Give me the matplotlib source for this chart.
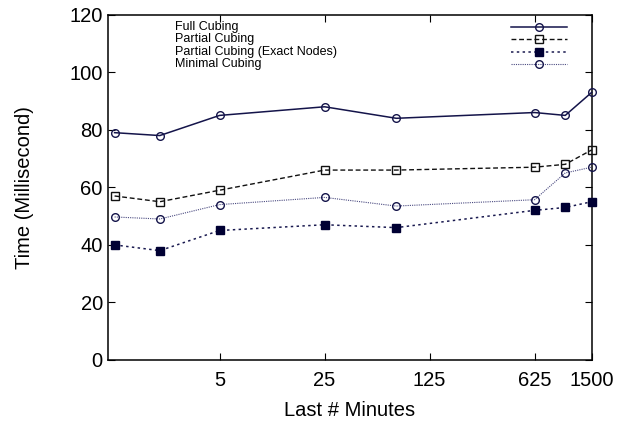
import matplotlib
matplotlib.use("Agg")
import matplotlib.pyplot as plt
from matplotlib.lines import Line2D

plt.rcParams['font.family'] = ['Liberation Sans', 'DejaVu Sans']

# data
minutes = [1, 2, 5, 25, 75, 625, 1000, 1500]
full_cubing = [79, 78, 85, 88, 84, 86, 85, 93]
partial_cubing = [57, 55, 59, 66, 66, 67, 68, 73]
exact_nodes = [40, 38, 45, 47, 46, 52, 53, 55]
minimal_cubing = [49.7, 49, 54, 56.5, 53.5, 55.7, 65, 67]

xticks = [5, 25, 125, 625, 1500]
yticks = [0, 20, 40, 60, 80, 100, 120]

series = [
    ("Full Cubing", full_cubing,
     dict(color="#14144a", ls="-", lw=1.1, marker="o", mfc="none", mec="#14144a", ms=5.5, mew=1.0)),
    ("Partial Cubing", partial_cubing,
     dict(color="#111111", ls=(0, (3.5, 2)), lw=1.0, marker="s", mfc="none", mec="#111111", ms=5.5, mew=1.0)),
    ("Partial Cubing (Exact Nodes)", exact_nodes,
     dict(color="#1a1a50", ls=(0, (1.6, 2.2)), lw=1.1, marker="s", mfc="#000033", mec="#000033", ms=6, mew=1.0)),
    ("Minimal Cubing", minimal_cubing,
     dict(color="#4a4a80", ls=(0, (1, 1)), lw=0.8, marker="o", mfc="none", mec="#14144a", ms=5.5, mew=1.0)),
]

fig = plt.figure(figsize=(6.31, 4.25), dpi=100)
ax = fig.add_axes([0.1707, 0.153, 0.767, 0.8124])

for name, vals, st in series:
    ax.plot(minutes, vals, clip_on=False, zorder=3, **st)

ax.set_xscale("log")
ax.set_xlim(0.9, 1500)
ax.set_ylim(0, 120)
ax.set_xticks(xticks)
ax.set_xticklabels([str(t) for t in xticks])
ax.minorticks_off()
ax.set_yticks(yticks)
ax.tick_params(direction="in", length=5, width=0.8, top=True, right=True,
               labelsize=14.5, colors="black")
ax.tick_params(axis="x", pad=8)
ax.tick_params(axis="y", pad=3.5)

for sp in ax.spines.values():
    sp.set_linewidth(1.1)

ax.set_xlabel("Last # Minutes", fontsize=14.5)
ax.set_ylabel("Time (Millisecond)", fontsize=14.5)
ax.xaxis.set_label_coords(0.499, -0.119)
ax.yaxis.set_label_coords(-0.153, 0.5)

# gnuplot-style key: text on the left, samples on the right
row_y = [0.965, 0.929, 0.893, 0.857]
for (name, vals, st), yy in zip(series, row_y):
    ax.text(0.138, yy, name, transform=ax.transAxes, fontsize=9, va="center", ha="left")
    ax.add_line(Line2D([0.833, 0.948], [yy, yy], transform=ax.transAxes,
                       **{k: v for k, v in st.items() if k != "marker"}))
    ax.add_line(Line2D([0.891], [yy], transform=ax.transAxes, ls="none",
                       marker=st["marker"], mfc=st["mfc"], mec=st["mec"], ms=st["ms"], mew=st["mew"]))

fig.savefig("out.png", dpi=100)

—————

■ **WHAT IS NEEDED**
How many lines of the listing above include the word "matplotlib"? State the number and nothing else.

■ **COMPLETE ANSWER**
5